Tuesday, August 17, 2010

Why You Pay for Other People's Kids to Go to School

One question frequently asked these days is why a person with no children should pay for the education of other people’s children. So here goes:

Before the rise of representative governments, free markets and secularism, power was in the hands of a few people. The “divinely appointed” kings and their vassals had land and weapons. Land meant food. Weapons meant they would kill you if you didn’t adhere to their social order, which basically consisted of “This is my stuff and if you touch it without permission I will stab you with my sword.” The Church also had lands and weapons, but also had the market cornered on learning and on ideology. The ideology of the day consisted of “Do what we say or we will not only kill you in this life, we will make your afterlife very unpleasant.” These power holders wanted cheap agricultural labor. People didn’t need to know how to read to do that work. Additionally it always becomes evident, sooner or later, that when people start reading they start asking pesky questions and making trouble.

Flash forward to colonial America. Many colonials were religious fanatics who wanted to read the Bible for themselves. They were allowed to go to the colonies because nobody in Europe liked them and it was dangerous work being a colonist, so you might as well send people you don’t like, because you won’t see them again. The colonists went to war with their mother country. They lost almost every battle. They won the war. Various reasons can account for this but one reason is that it is hard to kill ideas, and the British were fighting ideas as much as Minutemen.

These ideas were shared among the colonists in newspaper, pamphlets, and word of mouth. Eventually, some of these ideas became laws. On top of that, as the financial institutions of the world were undergoing rapid transition also, something called the middle class arose. These people ran businesses or had trades and therefore needed more education. There were a fair number of these people in the New World. So ideas, words, and their natural ally education were cornerstones of the new republic.

When people don’t have educations their ability to work decent jobs becomes severely limited. They make less money than educated people. They become part of a marginalized impoverished underclass. They turn to crime, violence, drugs, alcohol, and they don’t make very good citizens in general. People in America thought that having a populace that was educated and personally invested in the political process is a better thing than having an ignorant, unskilled and uninvolved populace. Those Founding Troublemakers, in other words, wanted a nation of troublemakers.

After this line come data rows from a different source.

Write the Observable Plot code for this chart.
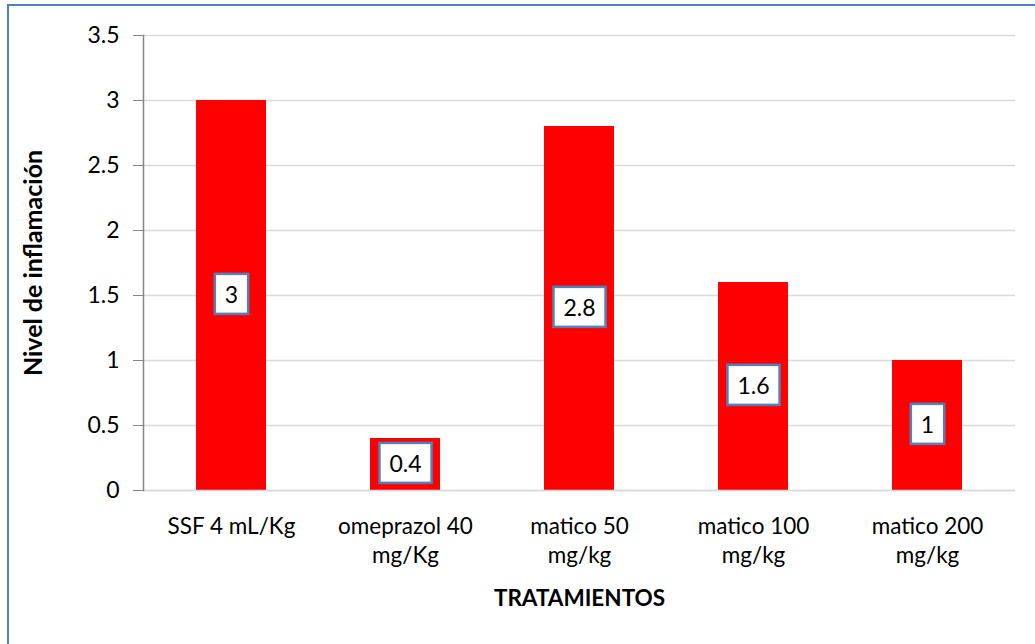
<!DOCTYPE html>
<html>
<head>
<meta charset="utf-8">
<script src="https://cdn.jsdelivr.net/npm/d3@7"></script>
<script src="https://cdn.jsdelivr.net/npm/@observablehq/plot@0.6"></script>
<style>
  html, body { margin: 0; padding: 0; background: #fff; overflow: hidden; }
  #wrap { position: relative; width: 1035px; height: 644px; }
  #frame { position: absolute; left: 7px; top: 4px; width: 1100px; height: 700px; border: 2px solid #4f81bd; pointer-events: none; }
  #chart { position: absolute; left: 0; top: 0; }
</style>
</head>
<body>
<div id="wrap"><div id="chart"></div><div id="frame"></div></div>
<script>
const categories = ["SSF 4 mL/Kg", "omeprazol 40\nmg/Kg", "matico 50\nmg/kg", "matico 100\nmg/kg", "matico 200\nmg/kg"];
const values = [3, 0.4, 2.8, 1.6, 1];
const yTicks = [0, 0.5, 1, 1.5, 2, 2.5, 3, 3.5];
const xTitle = "TRATAMIENTOS";
const yTitle = "Nivel de inflamación";

const data = categories.map((c, i) => ({cat: c, value: values[i]}));
const FONT = "Lato, 'Open Sans', sans-serif";

const chart = Plot.plot({
  width: 1035, height: 644,
  marginLeft: 143, marginRight: 20, marginTop: 35, marginBottom: 154,
  style: {fontFamily: FONT, fontSize: "22px", background: "transparent", color: "#000"},
  x: {domain: categories, paddingInner: 0.6, paddingOuter: 0.3, label: null},
  y: {domain: [0, 3.5], label: null},
  marks: [
    Plot.gridY(yTicks, {stroke: "#d9d9d9", strokeOpacity: 1, strokeWidth: 1.5}),
    Plot.barY(data, {x: "cat", y: "value", fill: "#ff0000"}),
    Plot.ruleY([0], {stroke: "#d9d9d9", strokeWidth: 1.5}),
    Plot.frame({anchor: "left", stroke: "#868686", strokeWidth: 1.5}),
    Plot.axisY(yTicks, {tickSize: 10, tickPadding: 14, stroke: "#868686", tickFormat: d => String(d), label: null, fontSize: 23, fill: "#000"}),
    Plot.axisX({tickSize: 0, tickPadding: 23, lineHeight: 1.29, label: null, fontSize: 22.5, fill: "#000"}),
    Plot.text([xTitle], {frameAnchor: "bottom", dy: 115, fontWeight: "bold", fontSize: 22.5, fill: "#000"}),
    Plot.text([yTitle], {frameAnchor: "left", dx: -110, rotate: -90, textAnchor: "middle", fontWeight: "bold", fontSize: 25, fill: "#000"}),
    Plot.text(data, {x: "cat", y: d => d.value / 2, text: d => String(d.value), fontSize: 23, fill: "#000", className: "vlabel"})
  ]
});
document.getElementById("chart").appendChild(chart);

// white boxes with blue border behind the value labels
const svg = chart.tagName.toLowerCase() === "svg" ? chart : chart.querySelector("svg");
const sb = svg.getBoundingClientRect();
const labelG = svg.querySelector("g.vlabel") || Array.from(svg.querySelectorAll("g[aria-label='text']")).pop();
const boxG = document.createElementNS("http://www.w3.org/2000/svg", "g");
labelG.parentNode.insertBefore(boxG, labelG);
labelG.querySelectorAll("text").forEach(t => {
  const b = t.getBoundingClientRect();
  const cx = b.left - sb.left + b.width / 2;
  const cy = b.top - sb.top + b.height / 2;
  const w = b.width + 20, h = 40;
  const r = document.createElementNS("http://www.w3.org/2000/svg", "rect");
  r.setAttribute("x", cx - w / 2);
  r.setAttribute("y", cy - h / 2);
  r.setAttribute("width", w);
  r.setAttribute("height", h);
  r.setAttribute("fill", "#fff");
  r.setAttribute("stroke", "#4f81bd");
  r.setAttribute("stroke-width", 2.5);
  boxG.appendChild(r);
});
</script>
</body>
</html>
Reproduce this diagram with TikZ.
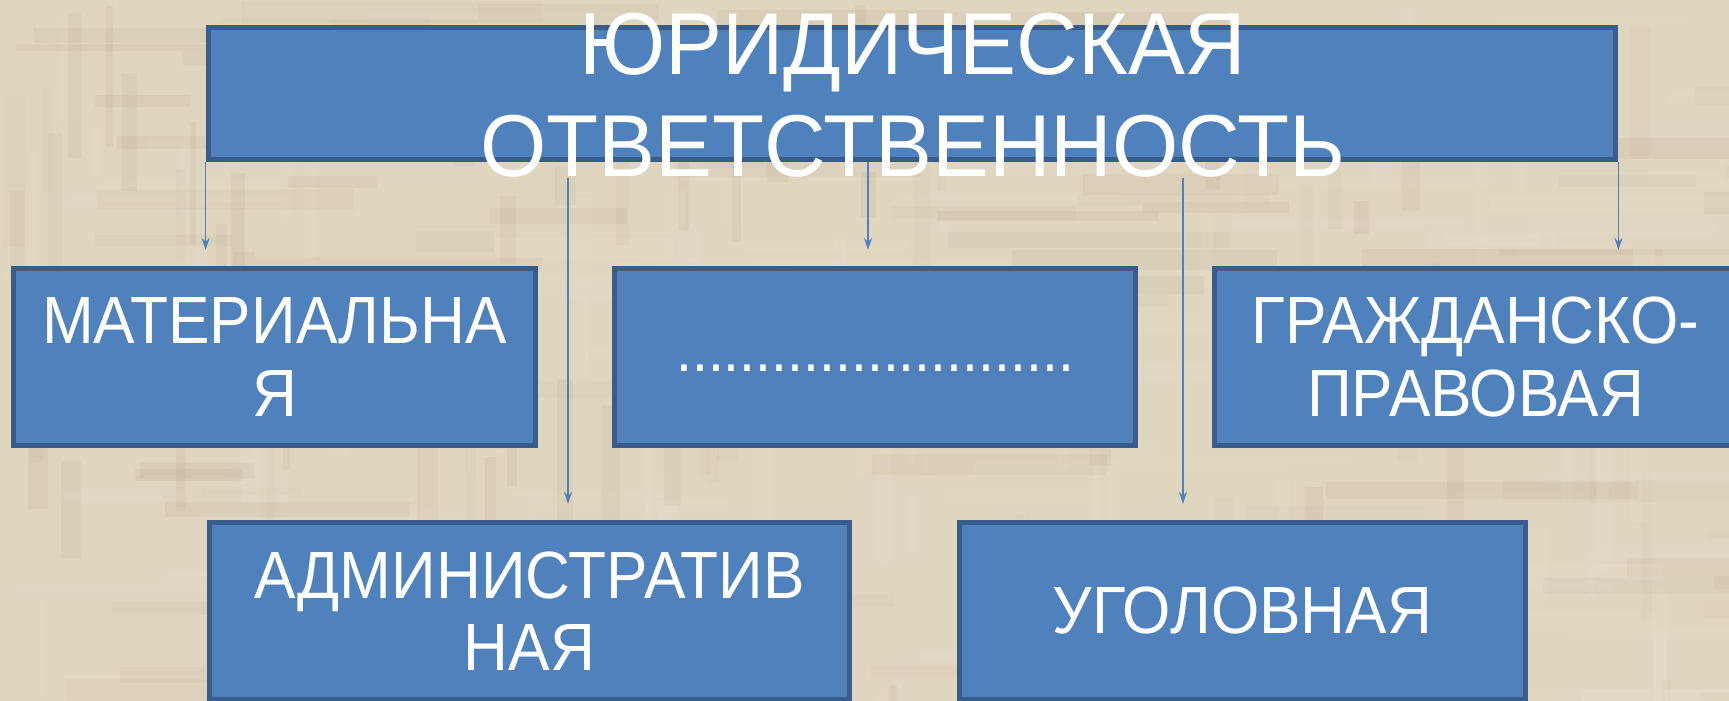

We have managed to hold on to this precious bit of egalitarian thought for a couple hundred years. Those opponents of paying taxes for schools, many of who of course are products of the public school system, simply don’t understand the importance of education for a healthy society.
You pay for schools because you went to one. You pay for schools so little Johnny next door can get a decent job and not break into your house to steal your stuff or kill you. You pay for schools because your country doesn’t die when you do. You pay for schools as an investment in freedom. If you don’t have kids or you opt-out of the public school system you still live in a society that relies on public schools, and so you pay.